Substitute $5.00\text{cm}$ for $l$ and $16.53\text{cm}$ for $v_1$ in the equation (3).

  $\begin{array}{c}{u}_2=5.00\text{cm}-16.53\text{cm}\\ =-11.53\text{cm}\end{array}$

Substitute $\left(-30.0\text{cm}\right)$ for $f_2$ and $\left(-11.53\text{cm}\right)$ for $u_2$ in the equation (2).

  $\begin{array}{c}{v}_2=\frac{\left(-30.0\text{cm}\right)\left(-11.53\text{cm}\right)}{\left(-11.53\text{cm}\right)-\left(-30.0\text{cm}\right)}\\ v_2\approx 18.73\text{cm}\end{array}$

Substitute $17.5\text{cm}$ for $u_1$ , $5.00\text{cm}$ for $l$ and $18.73\text{cm}$ for $v_2$ in equation (4).

  $\begin{array}{c}d=17.5\text{cm}+5.00\text{cm}+18.73\text{cm}\\ d\approx 41\text{cm}\end{array}$

Conclusion:

Thus, the object to the final image distance is $41\text{cm}$ from object.

(b)

To determine

The overall magnification of the system.

Explanation of Solution

Given:

The object distance for the first lens is $17.5\text{cm}$ .

The image distance for the first lens is $16.53\text{cm}$ .

The object distance for the second lens is $\left(-11.53\text{cm}\right)$ .

The image distance for the second lens is $18.73\text{cm}$ .

Formula used:

Write the expression for the lateral magnification of the image formed by the first lens.

  $m_1=-\frac{v_1}{u_1}$

Here, $m_1$ is the lateral magnification of the image formed by the first lens.

Write the expression for the lateral magnification of the image formed by the second lens.

  $m_2=-\frac{v_2}{u_2}$

Here, $m_2$ is the lateral magnification of the image formed by the second lens.

Write the expression for the overall magnification for a system of two lenses.

  $m=m_1{m}_2$

Here, $m$ is the overall magnification of a system.

Substitute $\left(-\frac{v_1}{u_1}\right)$ for $m_1$ and $\left(-\frac{v_2}{u_2}\right)$ for $m_2$ in the above equation.

  $\begin{array}{c}m=\left(-\frac{v_1}{u_1}\right)\left(-\frac{v_2}{u_2}\right)\\ m=\frac{v_1{v}_2}{u_1{u}_2}\end{array}$ …… (4)

Calculation:

Substitute $17.5\text{cm}$ for $u_1$ , $16.53\text{cm}$ for $v_1$ , $\left(-11.53\text{cm}\right)$ for $u_2$ and $18.73\text{cm}$ for $v_2$ in the equation (4).

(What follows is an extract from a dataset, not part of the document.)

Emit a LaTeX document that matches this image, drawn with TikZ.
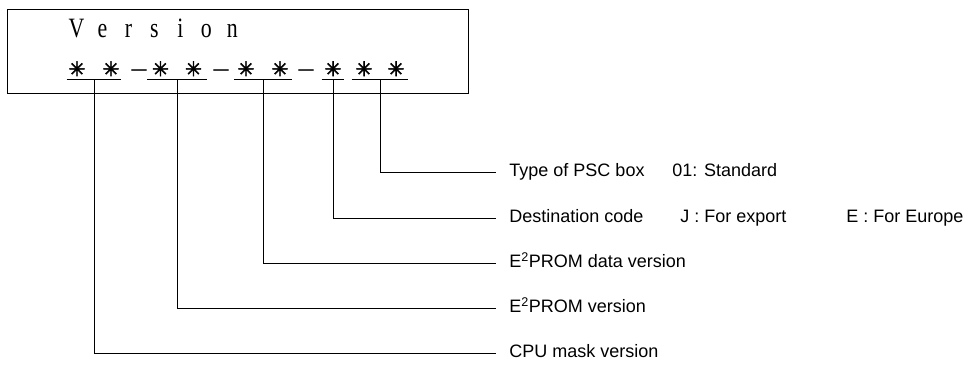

  $\begin{array}{c}m=\frac{v_1{v}_2}{u_1{u}_2}\\ m=\frac{\left(16.53\text{cm}\right)\left(18.73\text{cm}\right)}{\left(17.5\text{cm}\right)\left(-11.53\text{cm}\right)}\\ m\approx -1.53\end{array}$

Conclusion:

Thus, the overall magnification is $-1.53$ .

(c)

To determine

Whether the object is real or virtual and upright or inverted.

Explanation of Solution

Given:

The final image distance from the second lens is $18.73\text{cm}$ .

The overall magnification for the system of two lenses is $-1.53$ .

Introduction:

A real image is formed by an object when all the outgoing parallel rays from the object are appeared to converge to a point. For positive image distance the image is real and for negative image distance the image is virtual.

The image distance, $v_2>0$ , so the image is real but the overall magnification for the system, $m<0$ , so the image is inverted.

Conclusion:

Thus, the image is real and inverted.